Google updates AdWords, stalls Search Analytics
Last month, Google made major changes to the way ads are displayed page, with the removal of right hand side results from the right side of SERPs. Instead, a block of four Ads will be displayed at the top of the search results, followed by a further block at the bottom of the pages. It’s currently stated that the four AdWords block will only appear for “highly commercial queries” (e.g. “new car”, “home insurance”).
This means that in many instances organic listings will be pushed below the fold, with many speculating that this could lead to a lowered click through rate for natural search results.
Although there has been speculation as to how the Google ad changes will affect paid search, as of yet there has been fairly little comment on the changes from an SEO perspective. Alongside this, as Google’s Search Analytics report is currently stalled on February 23rd – coincidentally, around the time of the update – an independent analysis of the effect the changes could have on organic click through rate cannot yet take place.
Changes made to Knowledge Box
As of February 2016, the Knowledge Graph boxes that appear in Google’s SERPs can be manually updated by an of the account associated with the graph.
Previously, the information in knowledge box results was largely taken from structured data and schema mark-up on relevant websites. For example, if a business wanted its phone number, location, or social profiles to be displayed within its knowledge graph, this information would need to be included within the site’s schema mark-up.
With the recent update, “official representatives” of the company, person, or website associated with the knowledge graph can now “suggest a change” to the graph. However, this does not make schema redundant, and having valid and rich structured data is still important.
Although it’s not guaranteed that suggested changes will actually take place, the update gives a further degree of power to webmasters or account owners in ensuring that their site is visible in the SERPs.
Accelerated Mobile Pages now live
After being trialed in a mobile demo site, Google’s Accelerated Mobile Pages are now showing as live in mobile results for all users.
Initially announced by Google in October 2015, the Accelerated Mobile Pages project is designed to help boost page speed, cut load times, and result in a faster mobile search experience.
The open source initiative is currently backed by around 6000 developers, with thousands of sites currently signed up to show AMPs.
At the time of writing, Google has declined to comment on whether accelerated mobile pages are likely to receive a ranking boost. However, when asked about AMP and natural search, Google’s David Besbris reiterated that page speed and load time are both relevant ranking factors. This hints that at some point in the future, Accelerated Mobile Pages could be treated preferentially in comparison to regular pages.
Study shows outbound links could affect rankings
In January, Google’s John Mueller stated that outbound links are not used as a ranking signal.
However, the results of a recent study suggest that this might not be the case. To test Google’s claims, US based SEO agency Reboot Online conducted an experiment to find whether outbound links really do have no effect on rankings.

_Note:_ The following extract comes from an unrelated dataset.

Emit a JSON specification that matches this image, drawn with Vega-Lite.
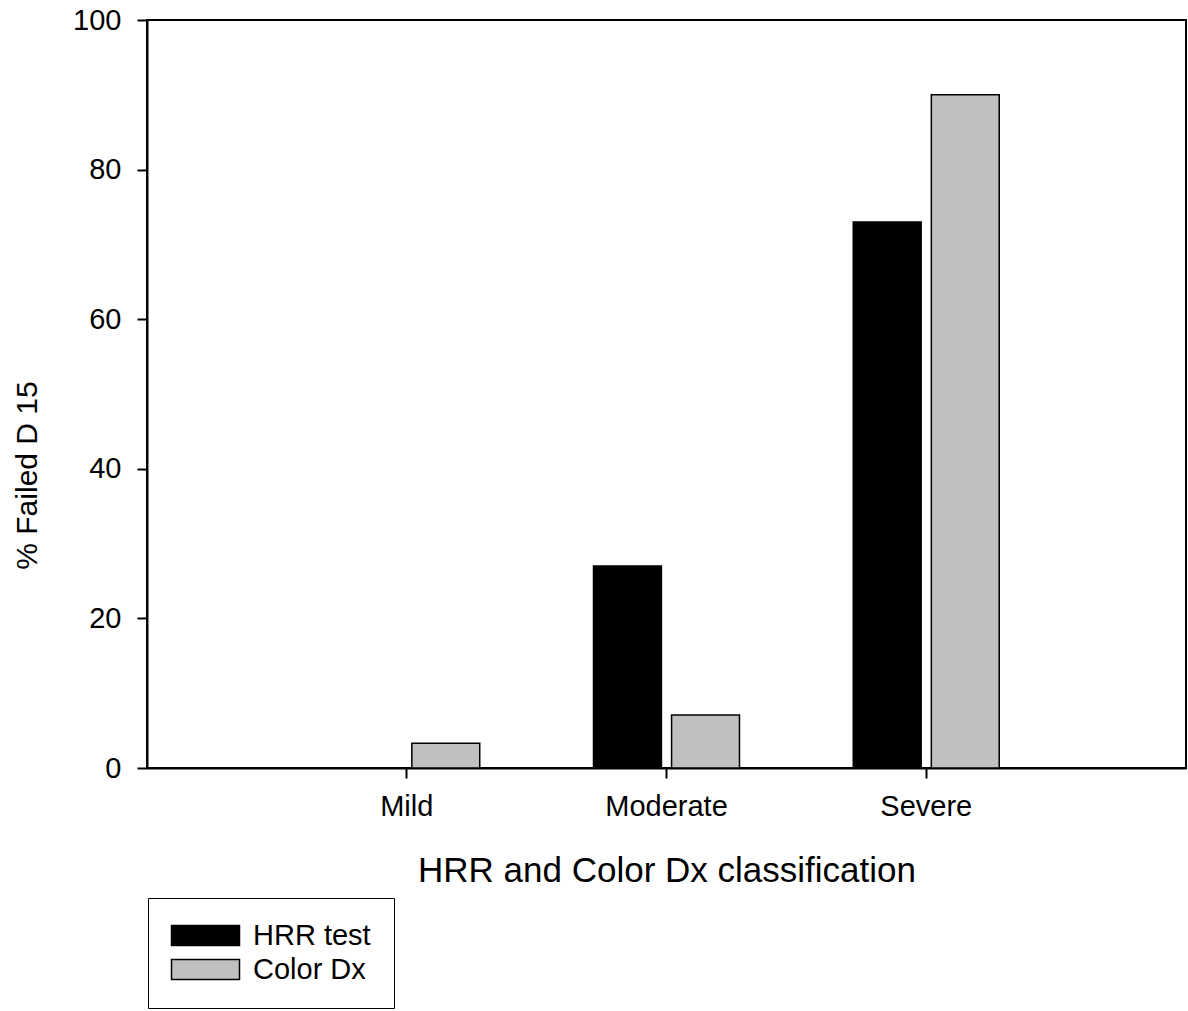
{
  "$schema": "https://vega.github.io/schema/vega-lite/v6.json",
  "width": 1039,
  "height": 748,
  "autosize": {"type": "none"},
  "padding": {"left": 147, "top": 20, "right": 2, "bottom": 243},
  "background": "white",
  "config": {
    "font": "Liberation Sans",
    "view": {"stroke": "black", "strokeWidth": 2},
    "axis": {
      "domainColor": "black",
      "domainWidth": 2,
      "tickColor": "black",
      "tickWidth": 2,
      "tickSize": 10,
      "labelColor": "black",
      "titleColor": "black",
      "grid": false,
      "labelFont": "Liberation Sans",
      "titleFont": "Liberation Sans",
      "titleFontWeight": "normal"
    },
    "legend": {"labelFont": "Liberation Sans"}
  },
  "data": {
    "values": [
      {"severity": "Mild", "test": "HRR test", "pct": 0},
      {"severity": "Mild", "test": "Color Dx", "pct": 3.3},
      {"severity": "Moderate", "test": "HRR test", "pct": 27},
      {"severity": "Moderate", "test": "Color Dx", "pct": 7.1},
      {"severity": "Severe", "test": "HRR test", "pct": 73},
      {"severity": "Severe", "test": "Color Dx", "pct": 90}
    ]
  },
  "mark": {"type": "bar", "stroke": "black", "strokeWidth": 1.5},
  "encoding": {
    "x": {
      "field": "severity",
      "type": "nominal",
      "sort": ["Mild", "Moderate", "Severe"],
      "scale": {"paddingInner": 0.438, "paddingOuter": 0.719},
      "axis": {
        "labelAngle": 0,
        "labelFontSize": 29,
        "labelPadding": 14,
        "title": "HRR and Color Dx classification",
        "titleFontSize": 35,
        "titleBaseline": "top",
        "titleY": 85
      }
    },
    "xOffset": {
      "field": "test",
      "type": "nominal",
      "sort": ["HRR test", "Color Dx"],
      "scale": {"paddingInner": 0.13, "paddingOuter": 0}
    },
    "y": {
      "field": "pct",
      "type": "quantitative",
      "scale": {"domain": [0, 100], "nice": false},
      "axis": {
        "values": [0, 20, 40, 60, 80, 100],
        "labelFontSize": 29,
        "labelPadding": 16,
        "title": "% Failed D 15",
        "titleFontSize": 30,
        "titleAngle": -90,
        "titleX": -120,
        "titleY": 455,
        "titleAlign": "center",
        "titleBaseline": "middle"
      }
    },
    "color": {
      "field": "test",
      "type": "nominal",
      "scale": {"domain": ["HRR test", "Color Dx"], "range": ["black", "#c0c0c0"]},
      "legend": {
        "orient": "none",
        "legendX": 1,
        "legendY": 878,
        "title": null,
        "strokeColor": "black",
        "fillColor": "white",
        "padding": 23,
        "labelFontSize": 29,
        "labelColor": "black",
        "symbolType": "M-1.4,-1H5.4V1H-1.4Z",
        "symbolSize": 400,
        "symbolStrokeColor": "black",
        "symbolStrokeWidth": 1.5,
        "labelOffset": 53,
        "rowPadding": 4
      }
    }
  }
}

Reboot created 10 new web pages, each containing similar but not identical copy. Each page contained a control nonsense keyword – Phylandocic – that before the experiment resulted in 0 search results. 5 of the 10 webpages linked out to high authority sites like the University of Oxford, and 5 contained no outbound links.
Once the webpages had been crawled, a search for Phylandocic resulted in the 10 webpages being displayed in the SERPs. It was found that the top 5 webpages were those that linked out externally, whereas the bottom 5 were those that had no links whatsoever.
Whilst the conditions of the experiment were by no means natural, the results seems to indicate that linking externally could in fact have some benefit to a site, going against Google’s recent comments.